== Source excerpt

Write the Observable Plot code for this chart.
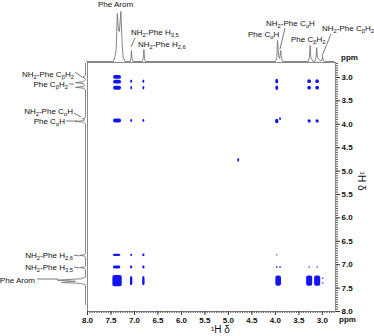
<!DOCTYPE html>
<html><head><meta charset="utf-8">
<script src="https://cdn.jsdelivr.net/npm/d3@7"></script>
<script src="https://cdn.jsdelivr.net/npm/@observablehq/plot@0.6"></script>
<style>
html,body{margin:0;padding:0;background:#fff;}
#wrap{position:relative;width:374px;height:336px;overflow:hidden;font-family:"Liberation Sans",Arial,sans-serif;color:#111;}
#wrap svg{position:absolute;left:0;top:0;}
.lbl{position:absolute;font-size:8px;line-height:9px;white-space:nowrap;}
.lbl sub{font-size:5.8px;line-height:0;vertical-align:-2px;}
.unit{position:absolute;font-size:8px;font-weight:bold;line-height:8px;}
.axl{position:absolute;font-size:10px;line-height:10px;white-space:nowrap;}
</style></head><body><div id="wrap"></div>
<script>
// ---- tick labels (ppm)
const xTicks = [8.0, 7.5, 7.0, 6.5, 6.0, 5.5, 5.0, 4.5, 4.0, 3.5, 3.0];
const yTicks = [3.0, 3.5, 4.0, 4.5, 5.0, 5.5, 6.0, 6.5, 7.0, 7.5, 8.0];

// ---- 2D cross peaks: centre (F2, F1) in ppm, extent in ppm
const peakX = [7.36,7.36,7.36,7.36,7.37,7.37,7.36,
               7.06,7.06,7.06,7.06,7.06,7.06,
               6.80,6.80,6.80,6.80,6.80,6.80,
               3.96,3.96,3.96,3.89,3.96,3.96,3.89,3.93,
               3.27,3.10,3.27,3.10,3.27,3.10,3.27,3.10,3.27,3.10,
               2.98,2.98,4.78];
const peakY = [3.00,3.10,3.23,3.93,6.80,7.06,7.35,
               3.09,3.23,3.93,6.80,7.06,7.35,
               3.09,3.23,3.93,6.80,7.06,7.35,
               3.09,3.23,3.94,3.89,6.80,7.06,7.06,7.35,
               3.09,3.09,3.23,3.23,3.94,3.94,7.06,7.06,7.35,7.35,
               7.30,7.40,4.77];
const peakW = [0.17,0.17,0.17,0.17,0.16,0.16,0.20,
               0.04,0.04,0.04,0.04,0.05,0.05,
               0.04,0.04,0.04,0.05,0.05,0.05,
               0.06,0.06,0.07,0.04,0.03,0.03,0.03,0.12,
               0.08,0.08,0.08,0.08,0.07,0.07,0.03,0.03,0.13,0.13,
               0.03,0.03,0.04];
const peakH = [0.08,0.08,0.09,0.09,0.05,0.06,0.24,
               0.07,0.07,0.06,0.05,0.06,0.20,
               0.07,0.07,0.06,0.06,0.06,0.20,
               0.10,0.10,0.10,0.06,0.03,0.04,0.04,0.22,
               0.08,0.08,0.08,0.08,0.07,0.07,0.03,0.03,0.22,0.22,
               0.03,0.03,0.08];

// ---- 1D projection on top (ppm, intensity)
const topPpm = [8.02,7.45,7.41,7.39,7.365,7.34,7.32,7.29,7.26,7.24,7.20,
                7.09,7.075,7.064,7.05,7.03,
                6.83,6.815,6.80,6.785,6.77,
                4.00,3.97,3.955,3.93,3.91,3.885,3.87,3.84,
                3.30,3.275,3.26,3.245,3.20,3.16,3.135,3.12,3.105,3.05,3.01,2.995,2.98,2.95,2.75];
const topInt = [0,0,6,12,48,31,30,50,16,4,0,
                0,3,11,3,0,
                0,3,12,3,0,
                0,4,21,6,3,11,3,0,
                0,4,16,4,0,0,4,14,4,1,1,5,1,0,0];

// ---- 1D projection on the left (ppm, intensity)
const leftPpm = [2.70,2.95,2.975,2.99,3.01,3.05,3.09,3.11,3.13,3.16,3.19,3.21,3.23,3.26,
                 3.84,3.87,3.88,3.895,3.91,3.925,3.94,3.955,3.99,
                 6.76,6.785,6.80,6.815,6.84,7.03,7.05,7.06,7.075,7.10,
                 7.26,7.30,7.33,7.355,7.38,7.40,7.44,7.85];
const leftInt = [0,0,1,3,1,0,2,10,2,1,2,10,2,0,
                 0,1,3,1,1,3,10,2,0,
                 0,1,6,1,0,0,1,6,1,0,
                 0,4,28,10,24,4,0,0];

// ---- annotation texts
const topLabels = ["Phe Arom","NH<sub>2</sub>-Phe H<sub>3,5</sub>","NH<sub>2</sub>-Phe H<sub>2,6</sub>",
                   "Phe C<sub>α</sub>H","NH<sub>2</sub>-Phe C<sub>α</sub>H","Phe C<sub>β</sub>H<sub>2</sub>",
                   "NH<sub>2</sub>-Phe C<sub>β</sub>H<sub>2</sub>"];
const leftLabels = ["NH<sub>2</sub>-Phe C<sub>β</sub>H<sub>2</sub>","Phe C<sub>β</sub>H<sub>2</sub>",
                    "NH<sub>2</sub>-Phe C<sub>α</sub>H","Phe C<sub>α</sub>H",
                    "NH<sub>2</sub>-Phe H<sub>2,6</sub>","NH<sub>2</sub>-Phe H<sub>3,5</sub>","Phe Arom"];

// ---- layout
const W = 374, H = 336, mL = 87, mR = 39, mT = 62, mB = 25;
const xDom = [8.0, 2.72], yDom = [8.0, 2.68];
const font = "Liberation Sans, Arial, sans-serif";
const wrap = document.getElementById("wrap");

const peaks = peakX.map((x, i) => ({
  x1: x + peakW[i] / 2, x2: x - peakW[i] / 2,
  y1: peakY[i] + peakH[i] / 2, y2: peakY[i] - peakH[i] / 2
}));
const minorX = d3.range(2.75, 8.001, 0.05);
const minorY = d3.range(2.7, 8.001, 0.05);

const main = Plot.plot({
  width: W, height: H, marginLeft: mL, marginRight: mR, marginTop: mT, marginBottom: mB,
  style: {fontFamily: font, fontSize: "8px", background: "transparent", color: "#111"},
  x: {domain: xDom, label: null},
  y: {domain: yDom, label: null},
  marks: [
    Plot.frame({stroke: "#8a8a8a", strokeWidth: 1}),
    Plot.rect(peaks, {x1: "x1", x2: "x2", y1: "y1", y2: "y2", fill: "#1414f2", rx: 2, ry: 2}),
    Plot.axisX(minorX, {tickSize: 2, tickFormat: () => "", stroke: "#555", label: null}),
    Plot.axisX(xTicks, {tickSize: 4, tickPadding: 2, tickFormat: d => d.toFixed(1), fontWeight: "bold", stroke: "#333", label: null}),
    Plot.axisY(minorY, {anchor: "right", tickSize: 2, tickFormat: () => "", stroke: "#555", label: null}),
    Plot.axisY(yTicks, {anchor: "right", tickSize: 4, tickPadding: 2, tickFormat: d => d.toFixed(1), fontWeight: "bold", stroke: "#333", label: null})
  ]
});
wrap.appendChild(main);

const topPlot = Plot.plot({
  width: W, height: 62, marginLeft: mL, marginRight: mR, marginTop: 0, marginBottom: 0,
  style: {background: "transparent", overflow: "visible"},
  x: {domain: xDom, axis: null},
  y: {domain: [-1, 61], axis: null},
  marks: [
    Plot.line(topPpm.map((p, i) => ({p, v: topInt[i]})), {x: "p", y: "v", stroke: "#777", strokeWidth: 0.9})
  ]
});
wrap.appendChild(topPlot);

const leftPlot = Plot.plot({
  width: 87, height: H, marginLeft: 0, marginRight: 1, marginTop: mT, marginBottom: mB,
  style: {background: "transparent", overflow: "visible"},
  x: {domain: [85, -1], axis: null},
  y: {domain: yDom, axis: null},
  marks: [
    Plot.line(leftPpm.map((p, i) => ({p, v: leftInt[i]})), {x: "v", y: "p", stroke: "#777", strokeWidth: 0.9})
  ]
});
wrap.appendChild(leftPlot);

// ---- annotation layout (pixels)
const topPos = [[98,0],[131,28],[138,40],[248,30],[266,19],[291,35],[322,24]];
const leftPos = [[74,70],[68,80],[73,107],[65,117],[73,251],[73,263],[35,276]];
topLabels.forEach((t, i) => {
  const d = document.createElement("div");
  d.className = "lbl"; d.innerHTML = t;
  d.style.left = topPos[i][0] + "px"; d.style.top = topPos[i][1] + "px";
  wrap.appendChild(d);
});
leftLabels.forEach((t, i) => {
  const d = document.createElement("div");
  d.className = "lbl"; d.innerHTML = t;
  d.style.right = (W - leftPos[i][0]) + "px"; d.style.top = leftPos[i][1] + "px";
  wrap.appendChild(d);
});
// leader lines
const leaders = [[135,38,131,47],[285,28,280,49],[331,34,322,56],
                 [75,72,82,77],[69,84,74,84],[74,113,81,117],[66,121,77,121],
                 [74,255,79,256],[74,267,79,268],[37,279,58,279]];
const ov = d3.create("svg").attr("width", W).attr("height", H);
ov.selectAll("line").data(leaders).join("line")
  .attr("x1", d => d[0]).attr("y1", d => d[1]).attr("x2", d => d[2]).attr("y2", d => d[3])
  .attr("stroke", "#555").attr("stroke-width", 0.8);
wrap.appendChild(ov.node());

function addText(cls, html, css) {
  const d = document.createElement("div");
  d.className = cls; d.innerHTML = html;
  Object.assign(d.style, css);
  wrap.appendChild(d);
}
addText("unit", "ppm", {left: "341px", top: "54px"});
addText("unit", "ppm", {left: "339px", top: "316px"});
addText("axl", "¹H δ", {left: "211px", top: "325px"});
addText("axl", "¹H δ", {left: "352px", top: "176px", transform: "rotate(90deg)", transformOrigin: "center"});
</script></body></html>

====

Take the lines from the start of the material to the line with "7.0, 7.5, 8.0];", both included, and transcribe them exactly without the pictures.

● **Result of the exercise**
Write the Observable Plot code for this chart.
<!DOCTYPE html>
<html><head><meta charset="utf-8">
<script src="https://cdn.jsdelivr.net/npm/d3@7"></script>
<script src="https://cdn.jsdelivr.net/npm/@observablehq/plot@0.6"></script>
<style>
html,body{margin:0;padding:0;background:#fff;}
#wrap{position:relative;width:374px;height:336px;overflow:hidden;font-family:"Liberation Sans",Arial,sans-serif;color:#111;}
#wrap svg{position:absolute;left:0;top:0;}
.lbl{position:absolute;font-size:8px;line-height:9px;white-space:nowrap;}
.lbl sub{font-size:5.8px;line-height:0;vertical-align:-2px;}
.unit{position:absolute;font-size:8px;font-weight:bold;line-height:8px;}
.axl{position:absolute;font-size:10px;line-height:10px;white-space:nowrap;}
</style></head><body><div id="wrap"></div>
<script>
// ---- tick labels (ppm)
const xTicks = [8.0, 7.5, 7.0, 6.5, 6.0, 5.5, 5.0, 4.5, 4.0, 3.5, 3.0];
const yTicks = [3.0, 3.5, 4.0, 4.5, 5.0, 5.5, 6.0, 6.5, 7.0, 7.5, 8.0];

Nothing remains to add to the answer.